— AIM —
Omit any picture, and return the remaining data exactly as written.

— SUPPLIED MATERIAL —

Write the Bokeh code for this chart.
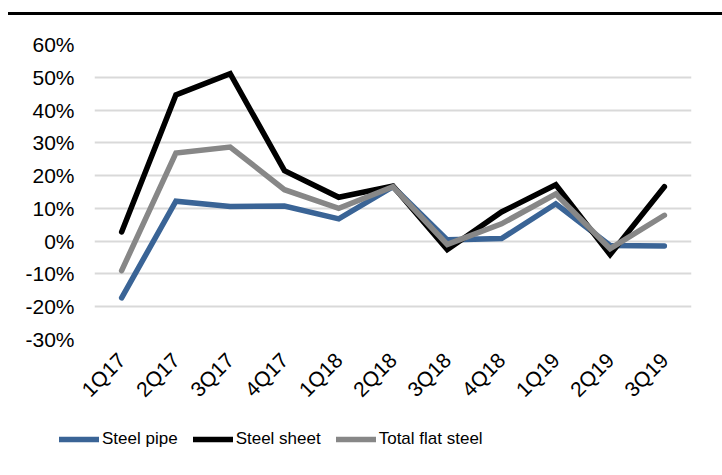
from bokeh.plotting import figure
from bokeh.models import ColumnDataSource, Legend, LegendItem, Range1d, FixedTicker, CustomJSTickFormatter, Div
from bokeh.layouts import column
from bokeh.embed import file_html
from bokeh.resources import INLINE
import math

quarters = ["1Q17", "2Q17", "3Q17", "4Q17", "1Q18", "2Q18", "3Q18", "4Q18", "1Q19", "2Q19", "3Q19"]
steel_pipe = [-17.3, 12.2, 10.6, 10.7, 6.8, 16.6, 0.4, 0.8, 11.4, -1.3, -1.5]
steel_sheet = [2.8, 44.6, 51.1, 21.5, 13.4, 16.8, -2.6, 8.9, 17.2, -4.1, 16.6]
total_flat = [-9.0, 26.9, 28.7, 15.7, 10.0, 16.6, -1.0, 5.3, 14.4, -2.3, 7.9]
series_names = ["Steel pipe", "Steel sheet", "Total flat steel"]
series_colors = ["#3A6496", "#000000", "#878787"]
y_ticks = [-30, -20, -10, 0, 10, 20, 30, 40, 50, 60]

p = figure(frame_width=597, frame_height=295, x_range=quarters, y_range=Range1d(-30, 60),
           output_backend="svg", toolbar_location=None,
           min_border_left=94, min_border_right=31, min_border_top=29, min_border_bottom=0)
p.outline_line_color = None
p.background_fill_color = "white"
p.border_fill_color = "white"

src = ColumnDataSource(dict(q=quarters, pipe=steel_pipe, sheet=steel_sheet, flat=total_flat))
r_pipe = p.line("q", "pipe", source=src, line_color=series_colors[0], line_width=5.5, line_join="miter", line_cap="round")
r_sheet = p.line("q", "sheet", source=src, line_color=series_colors[1], line_width=5.5, line_join="miter", line_cap="round")
r_flat = p.line("q", "flat", source=src, line_color=series_colors[2], line_width=5.5, line_join="miter", line_cap="round")
p.renderers = [r_pipe, r_sheet, r_flat]

p.yaxis.ticker = FixedTicker(ticks=y_ticks)
p.yaxis.formatter = CustomJSTickFormatter(code="return tick.toFixed(0) + '%';")
for axlist in (p.xaxis, p.yaxis):
    axlist.axis_line_color = None
    axlist.major_tick_line_color = None
    axlist.minor_tick_line_color = None
    axlist.major_tick_out = 0
    axlist.major_tick_in = 0
    axlist.major_label_text_font = "Liberation Sans"
    axlist.major_label_text_font_size = "21px"
    axlist.major_label_text_color = "#000000"
p.yaxis.major_label_standoff = 20
p.xaxis.major_label_orientation = math.pi / 4
p.xaxis.major_label_standoff = 17

p.xgrid.grid_line_color = None
p.ygrid.grid_line_color = "#D9D9D9"
p.ygrid.grid_line_width = 2
p.ygrid.ticker = FixedTicker(ticks=y_ticks)

# legend strip
pl = figure(width=722, height=60, x_range=Range1d(0, 1), y_range=Range1d(0, 1),
            output_backend="svg", toolbar_location=None,
            min_border_left=0, min_border_right=0, min_border_top=0, min_border_bottom=0,
            x_axis_type=None, y_axis_type=None)
if "frame_align" in pl.properties():
    pl.frame_align = False
    p.frame_align = False
pl.outline_line_color = None
pl.xgrid.visible = False
pl.ygrid.visible = False
nan = float("nan")
leg_renderers = [pl.line(x=[nan], y=[nan], line_color=c, line_width=5.5, line_cap="round") for c in series_colors]
legend = Legend(items=[LegendItem(label=n, renderers=[r]) for n, r in zip(series_names, leg_renderers)],
                orientation="horizontal", location=(59, 23),
                label_text_font="Liberation Sans", label_text_font_size="17px", label_text_color="#000000",
                glyph_width=40, glyph_height=20, label_standoff=3, spacing=15,
                border_line_color=None, background_fill_alpha=0, padding=0, margin=0)
pl.add_layout(legend, "center")

rule = Div(width=714, height=15, margin=(0, 0, 0, 8),
           styles={"border-bottom": "3px solid black", "box-sizing": "border-box"})

layout = column(rule, p, pl, spacing=0)
open("out.html", "w").write(file_html(layout, INLINE))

— RESPONSE TO THIS TASK —
Write the Bokeh code for this chart.
from bokeh.plotting import figure
from bokeh.models import ColumnDataSource, Legend, LegendItem, Range1d, FixedTicker, CustomJSTickFormatter, Div
from bokeh.layouts import column
from bokeh.embed import file_html
from bokeh.resources import INLINE
import math

quarters = ["1Q17", "2Q17", "3Q17", "4Q17", "1Q18", "2Q18", "3Q18", "4Q18", "1Q19", "2Q19", "3Q19"]
steel_pipe = [-17.3, 12.2, 10.6, 10.7, 6.8, 16.6, 0.4, 0.8, 11.4, -1.3, -1.5]
steel_sheet = [2.8, 44.6, 51.1, 21.5, 13.4, 16.8, -2.6, 8.9, 17.2, -4.1, 16.6]
total_flat = [-9.0, 26.9, 28.7, 15.7, 10.0, 16.6, -1.0, 5.3, 14.4, -2.3, 7.9]
series_names = ["Steel pipe", "Steel sheet", "Total flat steel"]
series_colors = ["#3A6496", "#000000", "#878787"]
y_ticks = [-30, -20, -10, 0, 10, 20, 30, 40, 50, 60]

p = figure(frame_width=597, frame_height=295, x_range=quarters, y_range=Range1d(-30, 60),
           output_backend="svg", toolbar_location=None,
           min_border_left=94, min_border_right=31, min_border_top=29, min_border_bottom=0)
p.outline_line_color = None
p.background_fill_color = "white"
p.border_fill_color = "white"

src = ColumnDataSource(dict(q=quarters, pipe=steel_pipe, sheet=steel_sheet, flat=total_flat))
r_pipe = p.line("q", "pipe", source=src, line_color=series_colors[0], line_width=5.5, line_join="miter", line_cap="round")
r_sheet = p.line("q", "sheet", source=src, line_color=series_colors[1], line_width=5.5, line_join="miter", line_cap="round")
r_flat = p.line("q", "flat", source=src, line_color=series_colors[2], line_width=5.5, line_join="miter", line_cap="round")
p.renderers = [r_pipe, r_sheet, r_flat]

p.yaxis.ticker = FixedTicker(ticks=y_ticks)
p.yaxis.formatter = CustomJSTickFormatter(code="return tick.toFixed(0) + '%';")
for axlist in (p.xaxis, p.yaxis):
    axlist.axis_line_color = None
    axlist.major_tick_line_color = None
    axlist.minor_tick_line_color = None
    axlist.major_tick_out = 0
    axlist.major_tick_in = 0
    axlist.major_label_text_font = "Liberation Sans"
    axlist.major_label_text_font_size = "21px"
    axlist.major_label_text_color = "#000000"
p.yaxis.major_label_standoff = 20
p.xaxis.major_label_orientation = math.pi / 4
p.xaxis.major_label_standoff = 17

p.xgrid.grid_line_color = None
p.ygrid.grid_line_color = "#D9D9D9"
p.ygrid.grid_line_width = 2
p.ygrid.ticker = FixedTicker(ticks=y_ticks)

# legend strip
pl = figure(width=722, height=60, x_range=Range1d(0, 1), y_range=Range1d(0, 1),
            output_backend="svg", toolbar_location=None,
            min_border_left=0, min_border_right=0, min_border_top=0, min_border_bottom=0,
            x_axis_type=None, y_axis_type=None)
if "frame_align" in pl.properties():
    pl.frame_align = False
    p.frame_align = False
pl.outline_line_color = None
pl.xgrid.visible = False
pl.ygrid.visible = False
nan = float("nan")
leg_renderers = [pl.line(x=[nan], y=[nan], line_color=c, line_width=5.5, line_cap="round") for c in series_colors]
legend = Legend(items=[LegendItem(label=n, renderers=[r]) for n, r in zip(series_names, leg_renderers)],
                orientation="horizontal", location=(59, 23),
                label_text_font="Liberation Sans", label_text_font_size="17px", label_text_color="#000000",
                glyph_width=40, glyph_height=20, label_standoff=3, spacing=15,
                border_line_color=None, background_fill_alpha=0, padding=0, margin=0)
pl.add_layout(legend, "center")

rule = Div(width=714, height=15, margin=(0, 0, 0, 8),
           styles={"border-bottom": "3px solid black", "box-sizing": "border-box"})

layout = column(rule, p, pl, spacing=0)
open("out.html", "w").write(file_html(layout, INLINE))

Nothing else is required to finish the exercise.